Second, you say that Judge Robart didn't really apply a hypothetical negotiation framework, because he took into account the need to avoid holdup and royalty stacking and the desire for widespread adoption, and thus imposed something of a normative overlay on the Georgia-Pacific framework.  I'm not sure I agree.  Ex ante, before the standard is chosen, the user would not agree to the holdup rate or to a rate that would threaten to cause royalty stacking.  So it is appropriate for the court to take that consideration into account because it is a factor that real-world parties would have considered. 

And while ex ante incremental value is the economically correct touchstone, we always have to trade off some degree of accuracy for expediency.  Maybe, given the unlikelihood that the patent incentive is very robust in this space and the fact that widespead adoption leads to substantial aggregate royalties, we can afford to trade off some accuracy for expediency here. 

Page:  There is a sort of rhetorical value in not adopting the ex ante incremental approach  because it would make it more difficult to use the pool as a comparable.

Haw:  Does this mean that patent pools are a safe harbor?

Page:  Contreras paper suggests that SSOs should encourage the formation of patent pools.  But what Robart did doesn't strike me as anything like what would go in a negotiation.

Blair:  If you join a patent pool, what determines the royalty you would earn?

Page:  In these pools, it has nothing to do with the value of your patent, but rather on the number of patents you own in the pool.

Yoo:  But it doesn't have to be that way.  The reason the SSOs don't form patent pools is to allow private bargaining.  Pools avoid Cournot complements problem by setting the price, but can still be a mess because high-value patents may not join.

Haw:  It's an adverse selection problem.

Blair:  With pools, we're just shifting the problem to a different location.

Yoo:  And it depends on the internal governance of the pool or SSO.  The Allied Tube problem.

Page:  A big part of it is that with pools, the licensors often are also licensees.  Robart highlighted this.  Microsoft valued access to the patents in the pool more than the royalties it derived from the pool.

Yoo:  This suggests we want people on both sides of the transaction.  Uses Comcast/NBC merger example.

Blair:  If there are multiple claimants, though, you still have to figure out allocation of surplus.

Page:  The other form of integration is ASCAP/BMI. 

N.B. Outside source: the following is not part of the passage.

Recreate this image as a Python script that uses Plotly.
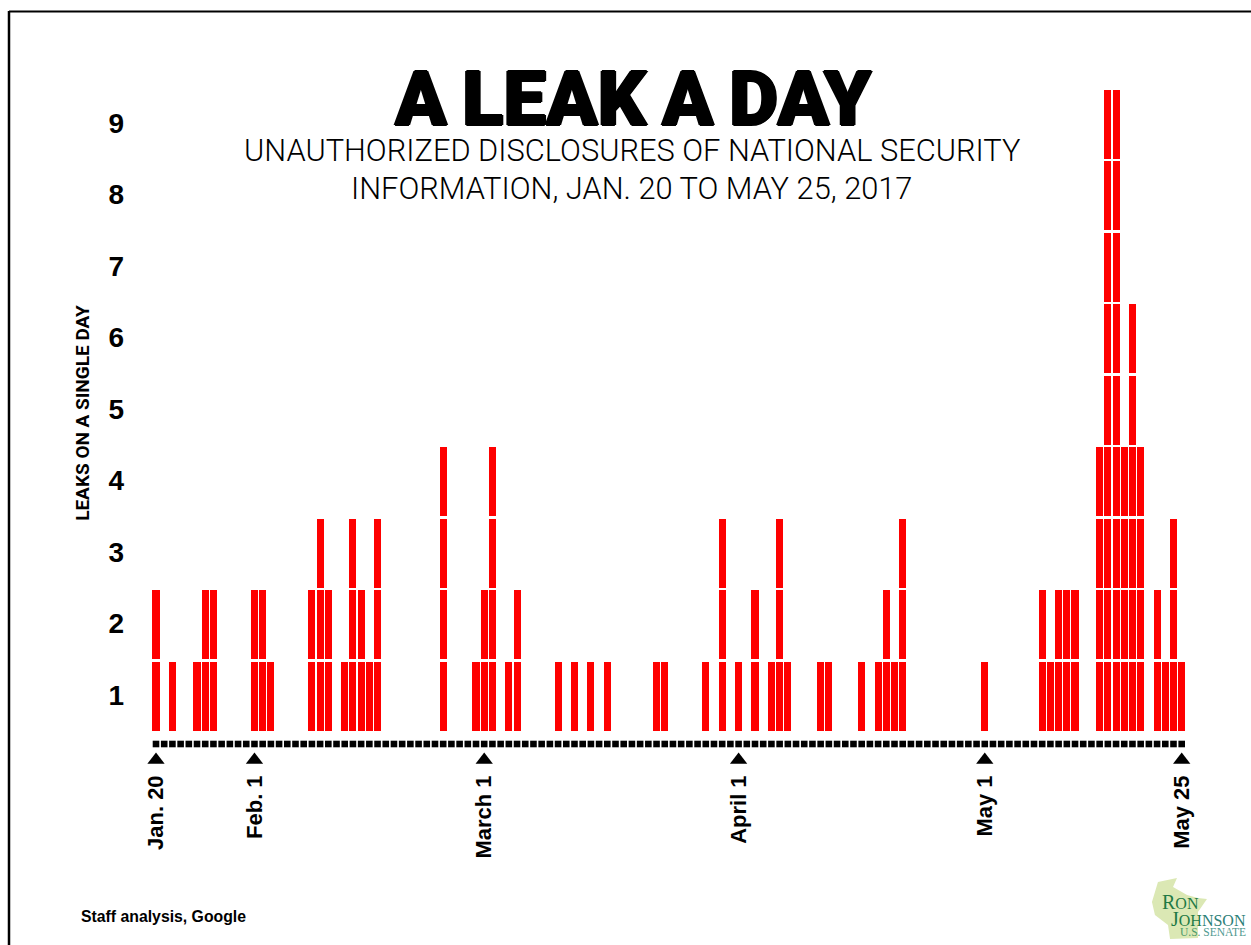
import plotly.graph_objects as go

days = [0,2,5,6,7,12,13,14,19,20,21,23,24,25,26,27,35,39,40,41,43,44,
        49,51,53,55,61,62,67,69,71,73,75,76,77,81,82,86,88,89,90,91,
        101,108,109,110,111,112,115,116,117,118,119,120,122,123,124,125]
counts = [2,1,1,2,2,2,2,1,2,3,2,1,3,2,1,3,4,1,2,4,1,2,
          1,1,1,1,1,1,1,3,1,2,1,3,1,1,1,1,1,2,1,3,
          1,2,1,2,2,2,4,9,9,4,6,4,2,1,3,1]
tick_days = [0,12,40,71,101,125]
tick_labels = ["Jan. 20","Feb. 1","March 1","April 1","May 1","May 25"]
all_days = list(range(126))
y_ticks = [1,2,3,4,5,6,7,8,9]

W, H = 1251, 945
seg_x, seg_base = [], []
for d, c in zip(days, counts):
    for k in range(c):
        seg_x.append(d)
        seg_base.append(0.5 + k)

L, R, T, B = 130, 1200, 56, 770
px_day = (1181.7 - 156) / 125
x0 = 0 - (156 - L) / px_day
x1 = (R - 156) / px_day
px_y = 71.5
y_at = lambda py: 0.5 + (730.7 - py) / px_y

fig = go.Figure()
fig.add_bar(x=seg_x, y=[0.964]*len(seg_x), base=seg_base, width=7.1/px_day,
            marker=dict(color="#fe0000", line=dict(width=0)), hoverinfo="x+y")
fig.add_scatter(x=all_days, y=[y_at(744)]*len(all_days), mode="markers",
                marker=dict(symbol="square", size=6.6, color="#000"), cliponaxis=False)
fig.add_scatter(x=tick_days, y=[y_at(760)]*len(tick_days), mode="markers",
                marker=dict(symbol="triangle-up", size=15, color="#000"), cliponaxis=False)

sans = "Liberation Sans"
fig.update_layout(
    width=W, height=H, autosize=False, showlegend=False,
    margin=dict(l=L, r=W-R, t=T, b=H-B),
    paper_bgcolor="#fff", plot_bgcolor="#fff",
    bargap=0,
    xaxis=dict(range=[x0, x1], tickmode="array", tickvals=tick_days, ticktext=tick_labels,
               tickangle=-90, showgrid=False, zeroline=False, showline=False, ticks="",
               tickfont=dict(family=sans, size=22, color="#000", weight=700)),
    yaxis=dict(range=[y_at(B), y_at(T)], tickmode="array", tickvals=y_ticks,
               showgrid=False, zeroline=False, showline=False, ticks="", ticklabelstandoff=5,
               tickfont=dict(family=sans, size=28, color="#000", weight=700),
               title=dict(text="<b>LEAKS ON A SINGLE DAY</b>", standoff=13,
                          font=dict(family="Roboto", size=19, color="#000"))),
)

def note(text, x, y, **kw):
    fig.add_annotation(xref="paper", yref="paper", x=(x-L)/(R-L), y=1-(y-T)/(B-T), text=text,
                       showarrow=False, xanchor=kw.pop("xanchor","center"), yanchor="middle", **kw)

note("A\u2009LEAK\u2009A\u2009DAY", 633, 99,
     font=dict(family="Roboto", size=76, color="#000", weight=900,
               shadow="1.2px 0 0 #000,-1.2px 0 0 #000,0 0.8px 0 #000,0 -0.8px 0 #000"))
note("UNAUTHORIZED DISCLOSURES OF NATIONAL SECURITY", 632, 150, font=dict(family="Roboto", size=30.8, color="#000", weight=300))
note("INFORMATION, JAN. 20 TO MAY 25, 2017", 631, 188, font=dict(family="Roboto", size=30.8, color="#000", weight=300))
note("Staff analysis, Google", 79, 916, xanchor="left", font=dict(family=sans, size=15.8, color="#000", weight=700))

# Wisconsin outline behind the logo
fig.add_shape(type="path", xref="paper", yref="paper", layer="below", line=dict(width=0), fillcolor="#dbe8b4",
              path="M " + " L ".join(f"{(px-L)/(R-L):.4f},{1-(py-T)/(B-T):.4f}" for px, py in
              [(1158,882),(1177,878),(1173,887),(1187,895),(1198,898),(1207,899),(1198,912),(1198,938),
               (1170,939),(1168,925),(1155,915),(1152,902)]) + " Z")
green = "#1f7a45"
note("R<span style='font-size:16px'>ON</span>", 1160, 902, xanchor="left", font=dict(family="Liberation Serif", size=20, color=green))
note("J<span style='font-size:16px'>OH</span><span style='font-size:16px;color:#2d7f78'>NSON</span>", 1169, 919, xanchor="left", font=dict(family="Liberation Serif", size=20, color=green))
note("U.S. <span style='color:#4f9a8f'>SENATE</span>", 1178, 932, xanchor="left", font=dict(family="Liberation Serif", size=11.5, color="#4c9a6a"))

# frame
for x_0, y_0, x_1, y_1, w in [(9,11.5,1251,11.5,1.8),(9,11,9,945,2.5)]:
    fig.add_shape(type="line", xref="paper", yref="paper",
                  x0=(x_0-L)/(R-L), x1=(x_1-L)/(R-L), y0=1-(y_0-T)/(B-T), y1=1-(y_1-T)/(B-T),
                  line=dict(color="#000", width=w))

fig.write_html("out.html", config=dict(displayModeBar=False),
               post_script="document.body.style.margin='0';document.body.style.overflow='hidden';")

Carlton:  The problem is that ASCAP and BMI are entities that divvy up the royalties.  The rates they get to set are set by some judge in New York.  A bizarre regulatory situation.

Yoo:  That's the liability rule side of it.

Carlton:  A relevant question is, if you think that's a solution, do you want a regulatory agency or a court to do it?

Yoo:  BMI is about substitutes, not complements.  Putting substitutes in a patent pool is a problem from an antitrust context.   Technically, patent pools are to solve vertical holdup.  BMI serves a different holdup problem.

Blair:   Look at the economies of scale with BMI.  Blanket licenses economize on transaction costs.

Carlton:  But now they can count actual uses on radio.  Music publishers are beginning to withdraw from ASCAP and BMI because they can do the monitoring themselves.  Only purpose of ASCAP and BMI is to provide an economy of scale for being a collection agency for composers.

Yoo:  Monitoring issues are technologically contingent, but holdup isn't.